Warren: No Reasonable Person Could Vote for Blanche to Be Attorney General
What the left has said
Inferred left“Warren Warns Blanche Nomination Threatens Justice Department Independence”
For Democrats, the Blanche nomination crystallizes a core concern about Trump's second term: that the Justice Department would be run by a man whose career loyalty ran directly to the president himself. Warren's appearance on MSNBC was a deliberate escalation, using the sharpest language available to a senator to signal that the Democratic caucus views this as a disqualifying conflict of interest. Left-leaning coverage frames Blanche not merely as a partisan pick but as a structural threat to DOJ independence, noting that he defended Trump against federal criminal charges that the incoming administration is expected to move to dismiss. The argument is less about Blanche's legal competence than about what his confirmation would signal: that the rule-of-law guardrails many hoped would survive the transition are already coming down.
What the right says
Right“Warren Attacks Trump's Attorney General Pick as Unconfirmable”

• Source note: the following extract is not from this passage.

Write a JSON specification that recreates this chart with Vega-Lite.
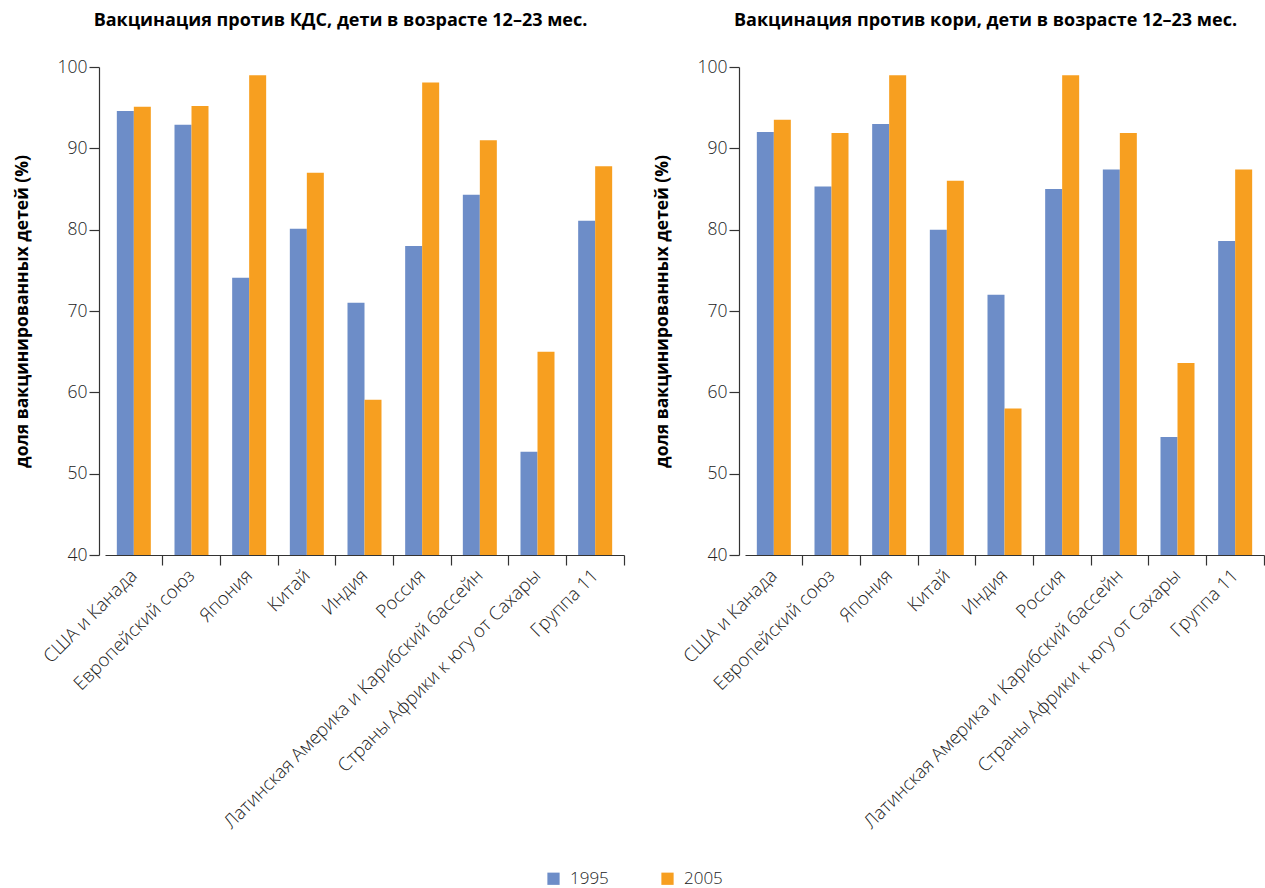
{
  "$schema": "https://vega.github.io/schema/vega-lite/v6.json",
  "background": "white",
  "padding": {"left": 13, "top": 12, "right": 0, "bottom": 4},
  "datasets": {
    "dtp": [
      {"region": "США и Канада", "year": "1995", "value": 94.6},
      {"region": "США и Канада", "year": "2005", "value": 95.1},
      {"region": "Европейский союз", "year": "1995", "value": 92.9},
      {"region": "Европейский союз", "year": "2005", "value": 95.2},
      {"region": "Япония", "year": "1995", "value": 74.1},
      {"region": "Япония", "year": "2005", "value": 99.0},
      {"region": "Китай", "year": "1995", "value": 80.1},
      {"region": "Китай", "year": "2005", "value": 87.0},
      {"region": "Индия", "year": "1995", "value": 71.0},
      {"region": "Индия", "year": "2005", "value": 59.1},
      {"region": "Россия", "year": "1995", "value": 78.0},
      {"region": "Россия", "year": "2005", "value": 98.1},
      {"region": "Латинская Америка и Карибский бассейн", "year": "1995", "value": 84.3},
      {"region": "Латинская Америка и Карибский бассейн", "year": "2005", "value": 91.0},
      {"region": "Страны Африки к югу от Сахары", "year": "1995", "value": 52.7},
      {"region": "Страны Африки к югу от Сахары", "year": "2005", "value": 65.0},
      {"region": "Группа 11", "year": "1995", "value": 81.1},
      {"region": "Группа 11", "year": "2005", "value": 87.8}
    ],
    "measles": [
      {"region": "США и Канада", "year": "1995", "value": 92.0},
      {"region": "США и Канада", "year": "2005", "value": 93.5},
      {"region": "Европейский союз", "year": "1995", "value": 85.3},
      {"region": "Европейский союз", "year": "2005", "value": 91.9},
      {"region": "Япония", "year": "1995", "value": 93.0},
      {"region": "Япония", "year": "2005", "value": 99.0},
      {"region": "Китай", "year": "1995", "value": 80.0},
      {"region": "Китай", "year": "2005", "value": 86.0},
      {"region": "Индия", "year": "1995", "value": 72.0},
      {"region": "Индия", "year": "2005", "value": 58.0},
      {"region": "Россия", "year": "1995", "value": 85.0},
      {"region": "Россия", "year": "2005", "value": 99.0},
      {"region": "Латинская Америка и Карибский бассейн", "year": "1995", "value": 87.4},
      {"region": "Латинская Америка и Карибский бассейн", "year": "2005", "value": 91.9},
      {"region": "Страны Африки к югу от Сахары", "year": "1995", "value": 54.5},
      {"region": "Страны Африки к югу от Сахары", "year": "2005", "value": 63.6},
      {"region": "Группа 11", "year": "1995", "value": 78.6},
      {"region": "Группа 11", "year": "2005", "value": 87.4}
    ]
  },
  "spacing": 121,
  "bounds": "flush",
  "hconcat": [
    {
      "data": {"name": "dtp"},
      "title": {"text": "Вакцинация против КДС, дети в возрасте 12–23 мес.", "dx": -24},
      "width": 519,
      "height": 488,
      "mark": {"type": "bar", "clip": true},
      "encoding": {
        "x": {"field": "region", "type": "nominal", "sort": null, "title": null,
              "scale": {"paddingInner": 0, "paddingOuter": 0},
              "axis": {"bandPosition": 1, "labelAngle": -45, "labelAlign": "right", "labelBaseline": "middle", "labelPadding": 7, "labelLimit": 0, "labelFontSize": 18.5}},
        "xOffset": {"field": "year", "type": "nominal", "scale": {"paddingInner": 0, "paddingOuter": 0.696}},
        "y": {"field": "value", "type": "quantitative", "title": "доля вакцинированных детей (%)",
              "scale": {"domain": [40, 100], "nice": false, "zero": false},
              "axis": {"values": [40, 50, 60, 70, 80, 90, 100], "titlePadding": 26, "offset": 6}},
        "color": {"field": "year", "type": "nominal", "title": null,
                  "scale": {"domain": ["1995", "2005"], "range": ["#6d8dc8", "#f79f20"]},
                  "legend": {"orient": "none", "legendX": 440, "legendY": 803, "direction": "horizontal", "columnPadding": 50, "symbolType": "square", "symbolSize": 150, "symbolStrokeWidth": 0, "labelFontSize": 17, "labelFont": "Open Sans", "labelFontWeight": 300, "labelColor": "#222", "labelOffset": 8}}
      }
    },
    {
      "data": {"name": "measles"},
      "title": {"text": "Вакцинация против кори, дети в возрасте 12–23 мес.", "dx": -19},
      "width": 519,
      "height": 488,
      "mark": {"type": "bar", "clip": true},
      "encoding": {
        "x": {"field": "region", "type": "nominal", "sort": null, "title": null,
              "scale": {"paddingInner": 0, "paddingOuter": 0},
              "axis": {"bandPosition": 1, "labelAngle": -45, "labelAlign": "right", "labelBaseline": "middle", "labelPadding": 7, "labelLimit": 0, "labelFontSize": 18.5}},
        "xOffset": {"field": "year", "type": "nominal", "scale": {"paddingInner": 0, "paddingOuter": 0.696}},
        "y": {"field": "value", "type": "quantitative", "title": "доля вакцинированных детей (%)",
              "scale": {"domain": [40, 100], "nice": false, "zero": false},
              "axis": {"values": [40, 50, 60, 70, 80, 90, 100], "titlePadding": 26, "offset": 6}},
        "color": {"field": "year", "type": "nominal", "title": null,
                  "scale": {"domain": ["1995", "2005"], "range": ["#6d8dc8", "#f79f20"]}}
      }
    }
  ],
  "resolve": {"scale": {"color": "shared"}, "legend": {"color": "shared"}},
  "config": {
    "view": {"stroke": null},
    "axis": {"grid": false, "labelFont": "Open Sans", "labelFontWeight": 300, "labelFontSize": 17.5, "labelColor": "#222",
             "domainColor": "#333", "tickColor": "#333", "domainWidth": 1.2, "tickWidth": 1.2, "tickSize": 10,
             "titleFont": "Open Sans", "titleFontSize": 17.5, "titleFontWeight": "bold", "titleColor": "#000"},
    "title": {"font": "Open Sans", "fontSize": 18, "fontWeight": "bold", "color": "#000", "offset": 28, "anchor": "middle"}
  }
}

Breitbart's coverage of Warren's remarks frames them as partisan obstruction, the latest salvo from a Democrat who has opposed virtually every major Trump appointment. From the right, Warren's claim that no reasonable person could support Blanche reads less as a substantive legal argument than as base-rallying rhetoric from one of the Senate's most reliably progressive voices. Blanche is viewed in conservative circles as a skilled attorney whose vigorous defense of Trump represented exactly what the legal system is supposed to provide: competent representation regardless of the client. The right's counterargument is that Democratic objections to Blanche are really objections to Trump himself, dressed up in procedural language, and that Warren's absolutism undermines rather than strengthens her credibility on genuine oversight questions.